Aim of the task — Can you print the data exactly and leave out each image?
** Begin Data extract **
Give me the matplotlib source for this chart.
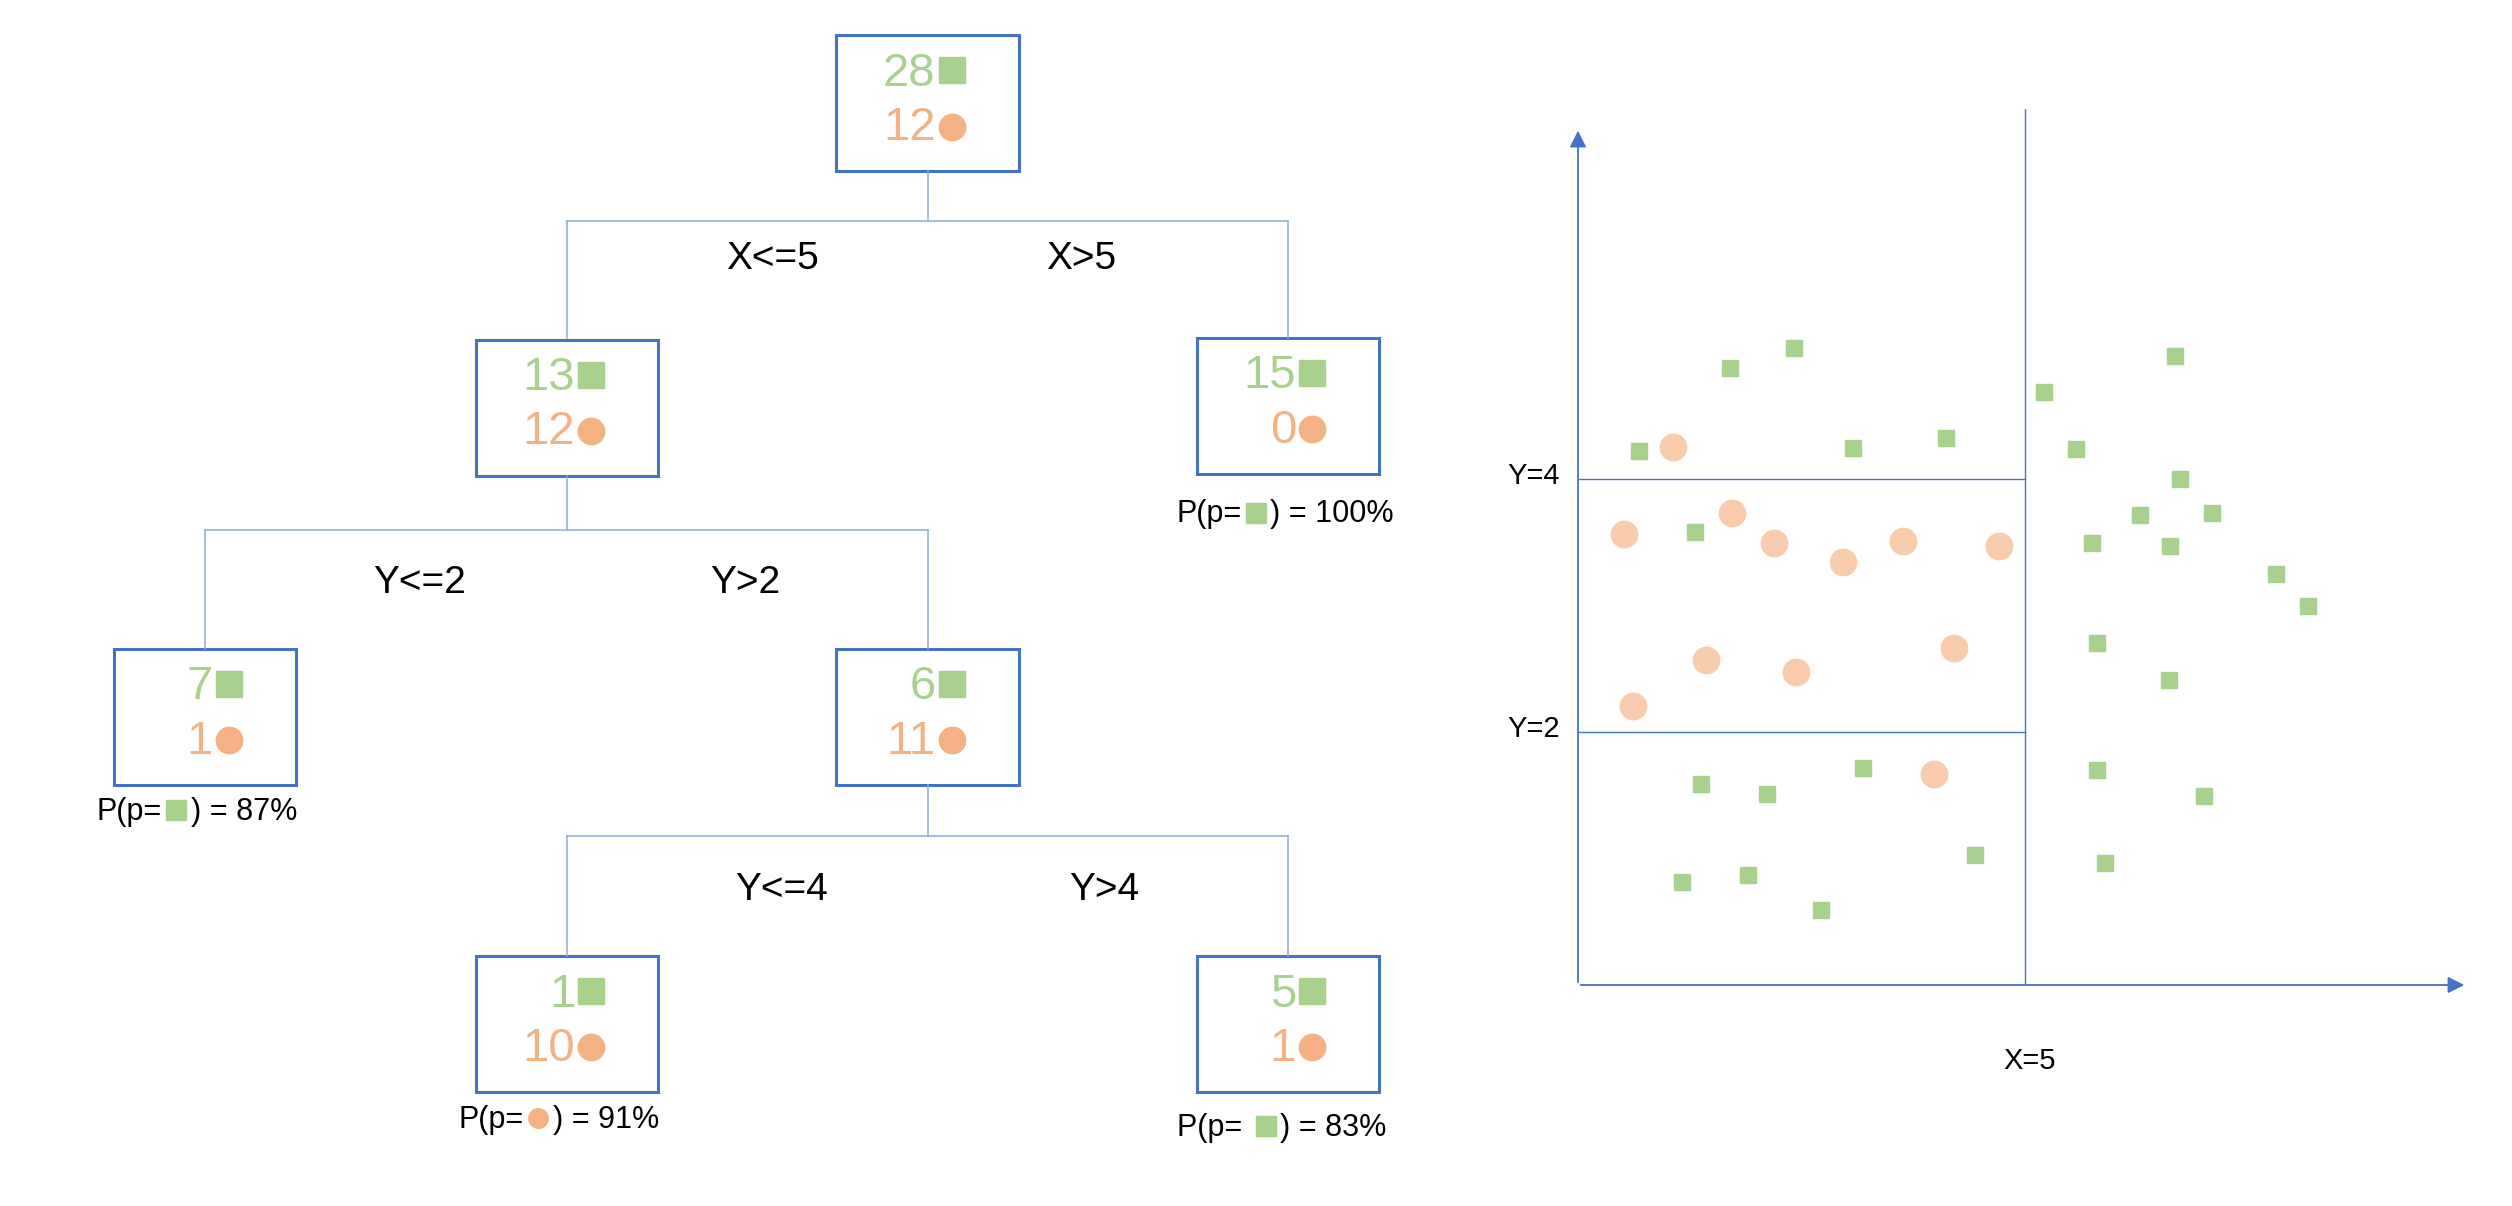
import matplotlib.pyplot as plt

plt.rcParams["font.family"] = ["Liberation Sans", "DejaVu Sans"]

# ---------------- DATA ----------------
GREEN = "#a9d18e"
ORANGE = "#f4b183"
CIRCLE = "#f8cbad"
BOX = "#4472c4"
LINE = "#8faadc"

# tree nodes: (center x, top y, squares, circles) in layout pixels
node_x = [579, 354, 804, 128, 579, 354, 804]
node_top = [22, 212, 211, 405, 405, 597, 597]
node_sq = [28, 13, 15, 7, 6, 1, 5]
node_ci = [12, 12, 0, 1, 11, 10, 1]

split_labels = [("X<=5", 482, 162), ("X>5", 675, 162),
                ("Y<=2", 262, 364), ("Y>2", 465, 364),
                ("Y<=4", 488, 556), ("Y>4", 689, 556)]

# leaf probabilities: (text before, marker, text after, x, y, marker x)
probs = [("P(p=", "s", ") = 100%", 804, 321, 784),
         ("P(p=", "s", ") = 87%", 124, 507, 110),
         ("P(p=", "o", ") = 91%", 349, 699, 336),
         ("P(p= ", "s", ") = 83%", 802, 704, 790)]

sq_x = [2.42, 1.70, 0.68, 3.08, 4.12, 1.31, 1.38, 2.11, 3.19, 1.16, 1.90, 2.72, 4.44,
        5.22, 6.68, 5.57, 6.74, 6.29, 7.10, 5.75, 6.63, 7.81, 8.17, 5.81, 6.61, 5.81, 7.01, 5.90]
sq_y = [5.03, 4.87, 4.22, 4.24, 4.32, 3.58, 1.59, 1.51, 1.71, 0.81, 0.87, 0.59, 1.03,
        4.68, 4.97, 4.23, 4.00, 3.71, 3.73, 3.49, 3.47, 3.25, 2.99, 2.70, 2.41, 1.70, 1.49, 0.96]
ci_x = [1.06, 0.52, 1.72, 2.19, 2.97, 3.64, 4.71, 1.43, 2.44, 4.21, 0.61, 3.98]
ci_y = [4.25, 3.56, 3.73, 3.49, 3.34, 3.51, 3.47, 2.57, 2.47, 2.66, 2.20, 1.67]

# ---------------- FIGURE ----------------
W, H = 1568, 753
fig = plt.figure(figsize=(25.12, 12.06), dpi=100)
ax = fig.add_axes([0, 0, 1, 1])
ax.set_xlim(0, W)
ax.set_ylim(H, 0)
ax.axis("off")

# connectors
def split(px, y0, ymid, xl, xr, y1):
    ax.plot([px, px], [y0, ymid], color=LINE, lw=1.1)
    ax.plot([xl, xr], [ymid, ymid], color=LINE, lw=1.1)
    ax.plot([xl, xl], [ymid, y1], color=LINE, lw=1.1)
    ax.plot([xr, xr], [ymid, y1], color=LINE, lw=1.1)

split(579, 107, 138, 354, 804, 211)
split(354, 297, 331, 128, 579, 405)
split(579, 490, 522, 354, 804, 597)

# boxes
for cx, top, s, c in zip(node_x, node_top, node_sq, node_ci):
    ax.add_patch(plt.Rectangle((cx - 57, top), 114, 85, fill=False,
                               edgecolor=BOX, lw=2.2))
    ax.text(cx + 5, top + 24, str(s), color=GREEN, fontsize=34,
            ha="right", va="center")
    ax.plot(cx + 15, top + 22, "s", color=GREEN, ms=19)
    ax.text(cx + 5, top + 58, str(c), color=ORANGE, fontsize=34,
            ha="right", va="center")
    ax.plot(cx + 15, top + 57, "o", color=ORANGE, ms=19)

for t, x, y in split_labels:
    ax.text(x, y, t, fontsize=28, ha="center", va="center")

for before, m, after, x, y, mx in probs:
    ax.text(mx - 9, y, before, fontsize=22, ha="right", va="center")
    ax.plot(mx, y - 1, m, color=GREEN if m == "s" else ORANGE, ms=14)
    ax.text(mx + 9, y, after, fontsize=22, ha="left", va="center")

# ---------------- SCATTER ----------------
ax2 = fig.add_axes([985 / W, 1 - 615 / H, 555 / W, 547 / H])
ax2.set_xlim(0, 9.95)
ax2.set_ylim(0, 6.92)
ax2.axis("off")

ax2.annotate("", xy=(0, 6.77), xytext=(0, 0),
             arrowprops=dict(arrowstyle="-|>", color=BOX, lw=1.3, mutation_scale=25))
ax2.annotate("", xy=(9.95, 0), xytext=(0, 0),
             arrowprops=dict(arrowstyle="-|>", color=BOX, lw=1.3, mutation_scale=25))
ax2.plot([5, 5], [0, 6.92], color=BOX, lw=1.0)
ax2.plot([0, 5], [2, 2], color=BOX, lw=1.0)
ax2.plot([0, 5], [4, 4], color=BOX, lw=1.0)

ax2.plot(sq_x, sq_y, "s", color=GREEN, ms=11, ls="none")
ax2.plot(ci_x, ci_y, "o", color=CIRCLE, ms=19, ls="none")

ax2.text(-0.2, 4.02, "Y=4", fontsize=21, ha="right", va="center")
ax2.text(-0.2, 2.02, "Y=2", fontsize=21, ha="right", va="center")
ax2.text(5.05, -0.6, "X=5", fontsize=21, ha="center", va="center")

fig.savefig("out.png", dpi=100)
** End Data extract **
Right answer —
Give me the matplotlib source for this chart.
import matplotlib.pyplot as plt

plt.rcParams["font.family"] = ["Liberation Sans", "DejaVu Sans"]

# ---------------- DATA ----------------
GREEN = "#a9d18e"
ORANGE = "#f4b183"
CIRCLE = "#f8cbad"
BOX = "#4472c4"
LINE = "#8faadc"

# tree nodes: (center x, top y, squares, circles) in layout pixels
node_x = [579, 354, 804, 128, 579, 354, 804]
node_top = [22, 212, 211, 405, 405, 597, 597]
node_sq = [28, 13, 15, 7, 6, 1, 5]
node_ci = [12, 12, 0, 1, 11, 10, 1]

split_labels = [("X<=5", 482, 162), ("X>5", 675, 162),
                ("Y<=2", 262, 364), ("Y>2", 465, 364),
                ("Y<=4", 488, 556), ("Y>4", 689, 556)]

# leaf probabilities: (text before, marker, text after, x, y, marker x)
probs = [("P(p=", "s", ") = 100%", 804, 321, 784),
         ("P(p=", "s", ") = 87%", 124, 507, 110),
         ("P(p=", "o", ") = 91%", 349, 699, 336),
         ("P(p= ", "s", ") = 83%", 802, 704, 790)]

sq_x = [2.42, 1.70, 0.68, 3.08, 4.12, 1.31, 1.38, 2.11, 3.19, 1.16, 1.90, 2.72, 4.44,
        5.22, 6.68, 5.57, 6.74, 6.29, 7.10, 5.75, 6.63, 7.81, 8.17, 5.81, 6.61, 5.81, 7.01, 5.90]
sq_y = [5.03, 4.87, 4.22, 4.24, 4.32, 3.58, 1.59, 1.51, 1.71, 0.81, 0.87, 0.59, 1.03,
        4.68, 4.97, 4.23, 4.00, 3.71, 3.73, 3.49, 3.47, 3.25, 2.99, 2.70, 2.41, 1.70, 1.49, 0.96]
ci_x = [1.06, 0.52, 1.72, 2.19, 2.97, 3.64, 4.71, 1.43, 2.44, 4.21, 0.61, 3.98]
ci_y = [4.25, 3.56, 3.73, 3.49, 3.34, 3.51, 3.47, 2.57, 2.47, 2.66, 2.20, 1.67]

# ---------------- FIGURE ----------------
W, H = 1568, 753
fig = plt.figure(figsize=(25.12, 12.06), dpi=100)
ax = fig.add_axes([0, 0, 1, 1])
ax.set_xlim(0, W)
ax.set_ylim(H, 0)
ax.axis("off")

# connectors
def split(px, y0, ymid, xl, xr, y1):
    ax.plot([px, px], [y0, ymid], color=LINE, lw=1.1)
    ax.plot([xl, xr], [ymid, ymid], color=LINE, lw=1.1)
    ax.plot([xl, xl], [ymid, y1], color=LINE, lw=1.1)
    ax.plot([xr, xr], [ymid, y1], color=LINE, lw=1.1)

split(579, 107, 138, 354, 804, 211)
split(354, 297, 331, 128, 579, 405)
split(579, 490, 522, 354, 804, 597)

# boxes
for cx, top, s, c in zip(node_x, node_top, node_sq, node_ci):
    ax.add_patch(plt.Rectangle((cx - 57, top), 114, 85, fill=False,
                               edgecolor=BOX, lw=2.2))
    ax.text(cx + 5, top + 24, str(s), color=GREEN, fontsize=34,
            ha="right", va="center")
    ax.plot(cx + 15, top + 22, "s", color=GREEN, ms=19)
    ax.text(cx + 5, top + 58, str(c), color=ORANGE, fontsize=34,
            ha="right", va="center")
    ax.plot(cx + 15, top + 57, "o", color=ORANGE, ms=19)

for t, x, y in split_labels:
    ax.text(x, y, t, fontsize=28, ha="center", va="center")

for before, m, after, x, y, mx in probs:
    ax.text(mx - 9, y, before, fontsize=22, ha="right", va="center")
    ax.plot(mx, y - 1, m, color=GREEN if m == "s" else ORANGE, ms=14)
    ax.text(mx + 9, y, after, fontsize=22, ha="left", va="center")

# ---------------- SCATTER ----------------
ax2 = fig.add_axes([985 / W, 1 - 615 / H, 555 / W, 547 / H])
ax2.set_xlim(0, 9.95)
ax2.set_ylim(0, 6.92)
ax2.axis("off")

ax2.annotate("", xy=(0, 6.77), xytext=(0, 0),
             arrowprops=dict(arrowstyle="-|>", color=BOX, lw=1.3, mutation_scale=25))
ax2.annotate("", xy=(9.95, 0), xytext=(0, 0),
             arrowprops=dict(arrowstyle="-|>", color=BOX, lw=1.3, mutation_scale=25))
ax2.plot([5, 5], [0, 6.92], color=BOX, lw=1.0)
ax2.plot([0, 5], [2, 2], color=BOX, lw=1.0)
ax2.plot([0, 5], [4, 4], color=BOX, lw=1.0)

ax2.plot(sq_x, sq_y, "s", color=GREEN, ms=11, ls="none")
ax2.plot(ci_x, ci_y, "o", color=CIRCLE, ms=19, ls="none")

ax2.text(-0.2, 4.02, "Y=4", fontsize=21, ha="right", va="center")
ax2.text(-0.2, 2.02, "Y=2", fontsize=21, ha="right", va="center")
ax2.text(5.05, -0.6, "X=5", fontsize=21, ha="center", va="center")

fig.savefig("out.png", dpi=100)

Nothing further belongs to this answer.